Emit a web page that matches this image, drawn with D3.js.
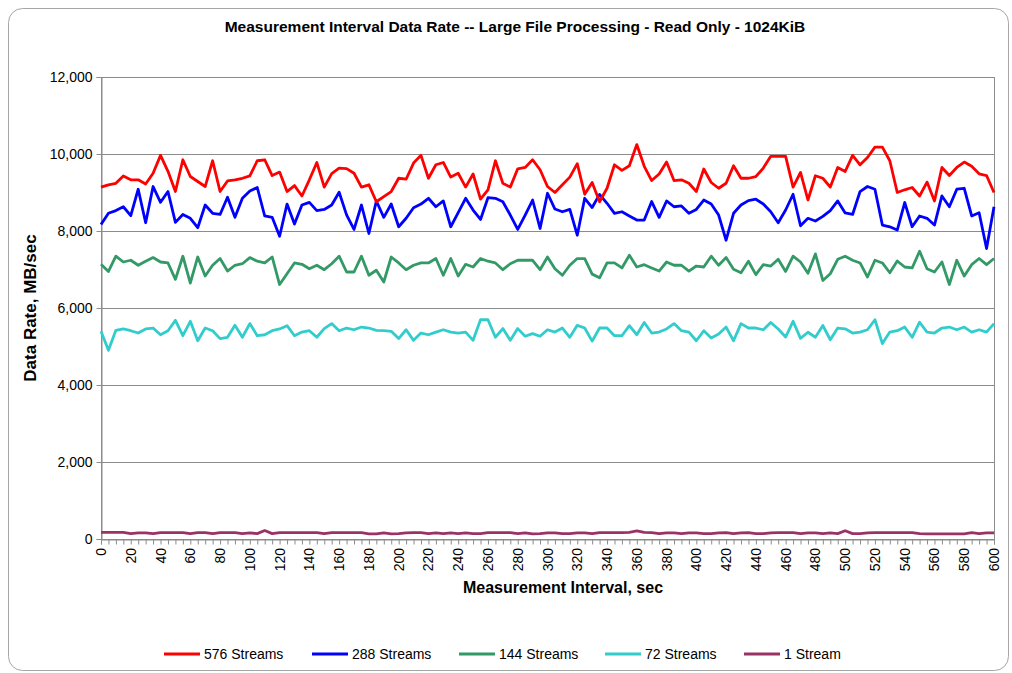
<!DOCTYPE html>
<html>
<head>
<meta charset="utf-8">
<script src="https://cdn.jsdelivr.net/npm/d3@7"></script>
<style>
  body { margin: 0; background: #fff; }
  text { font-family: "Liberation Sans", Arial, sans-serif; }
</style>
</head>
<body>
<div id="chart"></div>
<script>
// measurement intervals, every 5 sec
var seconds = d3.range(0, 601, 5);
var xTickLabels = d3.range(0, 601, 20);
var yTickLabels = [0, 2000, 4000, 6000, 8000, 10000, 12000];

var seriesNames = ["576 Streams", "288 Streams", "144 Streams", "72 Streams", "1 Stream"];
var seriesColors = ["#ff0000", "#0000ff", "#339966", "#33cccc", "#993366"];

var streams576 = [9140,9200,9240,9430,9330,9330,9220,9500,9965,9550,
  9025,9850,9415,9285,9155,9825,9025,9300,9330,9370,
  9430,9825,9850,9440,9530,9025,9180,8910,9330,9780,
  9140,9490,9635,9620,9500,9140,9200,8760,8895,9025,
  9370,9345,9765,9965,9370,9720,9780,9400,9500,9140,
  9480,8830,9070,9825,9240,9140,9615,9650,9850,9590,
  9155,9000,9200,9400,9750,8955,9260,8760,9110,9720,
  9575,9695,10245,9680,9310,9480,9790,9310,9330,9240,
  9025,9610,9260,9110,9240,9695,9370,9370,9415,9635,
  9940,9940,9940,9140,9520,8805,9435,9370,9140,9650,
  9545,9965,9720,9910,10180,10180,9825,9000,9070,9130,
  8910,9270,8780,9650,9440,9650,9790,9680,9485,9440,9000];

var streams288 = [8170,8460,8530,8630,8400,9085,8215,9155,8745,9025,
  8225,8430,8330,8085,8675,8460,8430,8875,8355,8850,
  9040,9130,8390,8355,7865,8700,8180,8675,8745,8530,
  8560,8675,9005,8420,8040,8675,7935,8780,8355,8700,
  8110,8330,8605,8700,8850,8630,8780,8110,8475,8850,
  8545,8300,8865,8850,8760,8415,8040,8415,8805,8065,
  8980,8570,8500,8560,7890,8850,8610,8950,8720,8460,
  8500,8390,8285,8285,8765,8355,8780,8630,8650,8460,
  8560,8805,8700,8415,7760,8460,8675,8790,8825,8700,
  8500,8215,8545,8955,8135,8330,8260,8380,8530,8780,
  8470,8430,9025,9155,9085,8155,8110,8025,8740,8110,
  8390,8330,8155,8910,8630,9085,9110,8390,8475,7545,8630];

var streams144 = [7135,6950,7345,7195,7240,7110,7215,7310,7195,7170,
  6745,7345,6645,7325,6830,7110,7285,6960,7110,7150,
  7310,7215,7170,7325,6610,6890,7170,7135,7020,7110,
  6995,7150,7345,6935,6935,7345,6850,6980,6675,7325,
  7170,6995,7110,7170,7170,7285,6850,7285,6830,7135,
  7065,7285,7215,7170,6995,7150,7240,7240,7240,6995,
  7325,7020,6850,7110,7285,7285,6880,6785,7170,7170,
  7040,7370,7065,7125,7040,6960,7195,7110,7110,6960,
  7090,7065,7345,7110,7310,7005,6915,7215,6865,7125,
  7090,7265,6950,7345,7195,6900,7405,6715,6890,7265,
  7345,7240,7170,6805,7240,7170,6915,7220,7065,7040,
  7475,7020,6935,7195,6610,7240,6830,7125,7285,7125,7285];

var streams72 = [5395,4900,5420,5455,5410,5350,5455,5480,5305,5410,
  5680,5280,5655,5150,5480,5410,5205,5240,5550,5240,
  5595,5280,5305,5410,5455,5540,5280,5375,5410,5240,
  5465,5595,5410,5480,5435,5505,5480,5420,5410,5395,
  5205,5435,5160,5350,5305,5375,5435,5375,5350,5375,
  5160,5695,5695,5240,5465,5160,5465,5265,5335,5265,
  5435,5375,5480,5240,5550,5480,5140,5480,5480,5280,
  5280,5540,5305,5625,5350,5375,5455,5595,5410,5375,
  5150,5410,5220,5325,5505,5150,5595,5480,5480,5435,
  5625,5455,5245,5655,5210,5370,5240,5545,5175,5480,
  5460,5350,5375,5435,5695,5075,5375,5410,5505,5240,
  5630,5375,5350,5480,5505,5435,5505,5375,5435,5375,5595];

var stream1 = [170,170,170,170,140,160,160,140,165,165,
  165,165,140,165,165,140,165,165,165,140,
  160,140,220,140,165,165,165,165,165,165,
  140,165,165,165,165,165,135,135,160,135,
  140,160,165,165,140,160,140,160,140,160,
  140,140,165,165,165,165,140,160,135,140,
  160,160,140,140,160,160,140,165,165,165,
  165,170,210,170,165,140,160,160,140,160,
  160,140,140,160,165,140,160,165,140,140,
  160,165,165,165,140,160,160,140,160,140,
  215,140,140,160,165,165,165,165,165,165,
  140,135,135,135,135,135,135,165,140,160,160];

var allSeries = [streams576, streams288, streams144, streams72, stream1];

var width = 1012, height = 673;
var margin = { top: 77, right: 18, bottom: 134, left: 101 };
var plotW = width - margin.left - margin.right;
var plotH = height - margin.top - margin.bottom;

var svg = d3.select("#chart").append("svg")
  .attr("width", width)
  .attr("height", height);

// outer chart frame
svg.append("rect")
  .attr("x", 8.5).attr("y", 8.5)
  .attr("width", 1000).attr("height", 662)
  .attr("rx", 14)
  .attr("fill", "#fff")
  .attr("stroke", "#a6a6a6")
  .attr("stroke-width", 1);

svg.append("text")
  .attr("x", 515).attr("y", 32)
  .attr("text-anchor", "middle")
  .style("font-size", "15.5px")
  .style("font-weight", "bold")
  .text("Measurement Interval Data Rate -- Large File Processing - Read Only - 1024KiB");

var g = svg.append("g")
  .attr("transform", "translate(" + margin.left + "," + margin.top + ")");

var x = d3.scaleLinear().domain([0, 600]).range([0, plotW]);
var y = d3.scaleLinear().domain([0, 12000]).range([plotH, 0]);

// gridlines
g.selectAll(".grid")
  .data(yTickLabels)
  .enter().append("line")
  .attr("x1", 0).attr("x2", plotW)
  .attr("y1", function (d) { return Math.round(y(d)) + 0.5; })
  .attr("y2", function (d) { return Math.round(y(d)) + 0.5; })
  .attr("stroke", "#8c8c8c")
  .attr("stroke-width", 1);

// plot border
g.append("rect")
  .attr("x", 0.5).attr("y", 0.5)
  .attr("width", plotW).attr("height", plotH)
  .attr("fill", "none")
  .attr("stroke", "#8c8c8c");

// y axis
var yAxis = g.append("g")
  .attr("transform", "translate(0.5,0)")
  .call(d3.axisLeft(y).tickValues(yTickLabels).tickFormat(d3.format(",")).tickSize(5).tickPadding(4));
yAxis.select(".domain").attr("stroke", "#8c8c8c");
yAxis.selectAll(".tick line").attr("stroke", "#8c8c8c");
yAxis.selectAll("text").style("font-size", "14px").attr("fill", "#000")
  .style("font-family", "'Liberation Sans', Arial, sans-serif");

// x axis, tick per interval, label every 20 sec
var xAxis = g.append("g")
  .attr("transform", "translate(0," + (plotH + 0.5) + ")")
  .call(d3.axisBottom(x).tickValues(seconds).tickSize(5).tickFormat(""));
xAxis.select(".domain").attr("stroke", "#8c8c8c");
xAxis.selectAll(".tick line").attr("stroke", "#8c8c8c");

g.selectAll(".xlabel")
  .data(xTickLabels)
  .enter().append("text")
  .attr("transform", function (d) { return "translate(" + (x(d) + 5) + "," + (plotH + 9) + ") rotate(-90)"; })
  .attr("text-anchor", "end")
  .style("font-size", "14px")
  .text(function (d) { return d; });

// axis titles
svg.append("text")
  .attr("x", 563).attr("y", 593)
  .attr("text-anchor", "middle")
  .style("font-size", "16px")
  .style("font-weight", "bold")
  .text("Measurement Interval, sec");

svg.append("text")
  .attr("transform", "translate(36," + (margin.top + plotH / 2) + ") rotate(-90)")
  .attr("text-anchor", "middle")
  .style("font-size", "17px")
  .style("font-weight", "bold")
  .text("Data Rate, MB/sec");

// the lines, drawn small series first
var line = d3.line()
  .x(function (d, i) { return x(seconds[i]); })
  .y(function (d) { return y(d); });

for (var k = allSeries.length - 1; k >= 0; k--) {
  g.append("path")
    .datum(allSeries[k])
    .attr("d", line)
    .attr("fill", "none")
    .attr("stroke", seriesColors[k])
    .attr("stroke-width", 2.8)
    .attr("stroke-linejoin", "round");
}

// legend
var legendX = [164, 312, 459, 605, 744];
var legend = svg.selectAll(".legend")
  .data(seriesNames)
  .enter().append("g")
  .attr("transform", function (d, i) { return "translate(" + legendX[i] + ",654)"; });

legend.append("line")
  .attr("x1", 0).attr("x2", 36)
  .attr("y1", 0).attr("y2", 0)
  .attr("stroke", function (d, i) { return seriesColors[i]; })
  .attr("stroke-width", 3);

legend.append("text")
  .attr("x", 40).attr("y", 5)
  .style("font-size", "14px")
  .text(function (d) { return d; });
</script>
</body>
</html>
****
• Given problem:
Exactly as written, please give again the lines from the beginning of the listing through the line containing "8390,8330,8155,8910,8630,9085,9110,8390,8475,7545,8630];", inclusive, without any pictures.

• Right answer:
Emit a web page that matches this image, drawn with D3.js.
<!DOCTYPE html>
<html>
<head>
<meta charset="utf-8">
<script src="https://cdn.jsdelivr.net/npm/d3@7"></script>
<style>
  body { margin: 0; background: #fff; }
  text { font-family: "Liberation Sans", Arial, sans-serif; }
</style>
</head>
<body>
<div id="chart"></div>
<script>
// measurement intervals, every 5 sec
var seconds = d3.range(0, 601, 5);
var xTickLabels = d3.range(0, 601, 20);
var yTickLabels = [0, 2000, 4000, 6000, 8000, 10000, 12000];

var seriesNames = ["576 Streams", "288 Streams", "144 Streams", "72 Streams", "1 Stream"];
var seriesColors = ["#ff0000", "#0000ff", "#339966", "#33cccc", "#993366"];

var streams576 = [9140,9200,9240,9430,9330,9330,9220,9500,9965,9550,
  9025,9850,9415,9285,9155,9825,9025,9300,9330,9370,
  9430,9825,9850,9440,9530,9025,9180,8910,9330,9780,
  9140,9490,9635,9620,9500,9140,9200,8760,8895,9025,
  9370,9345,9765,9965,9370,9720,9780,9400,9500,9140,
  9480,8830,9070,9825,9240,9140,9615,9650,9850,9590,
  9155,9000,9200,9400,9750,8955,9260,8760,9110,9720,
  9575,9695,10245,9680,9310,9480,9790,9310,9330,9240,
  9025,9610,9260,9110,9240,9695,9370,9370,9415,9635,
  9940,9940,9940,9140,9520,8805,9435,9370,9140,9650,
  9545,9965,9720,9910,10180,10180,9825,9000,9070,9130,
  8910,9270,8780,9650,9440,9650,9790,9680,9485,9440,9000];

var streams288 = [8170,8460,8530,8630,8400,9085,8215,9155,8745,9025,
  8225,8430,8330,8085,8675,8460,8430,8875,8355,8850,
  9040,9130,8390,8355,7865,8700,8180,8675,8745,8530,
  8560,8675,9005,8420,8040,8675,7935,8780,8355,8700,
  8110,8330,8605,8700,8850,8630,8780,8110,8475,8850,
  8545,8300,8865,8850,8760,8415,8040,8415,8805,8065,
  8980,8570,8500,8560,7890,8850,8610,8950,8720,8460,
  8500,8390,8285,8285,8765,8355,8780,8630,8650,8460,
  8560,8805,8700,8415,7760,8460,8675,8790,8825,8700,
  8500,8215,8545,8955,8135,8330,8260,8380,8530,8780,
  8470,8430,9025,9155,9085,8155,8110,8025,8740,8110,
  8390,8330,8155,8910,8630,9085,9110,8390,8475,7545,8630];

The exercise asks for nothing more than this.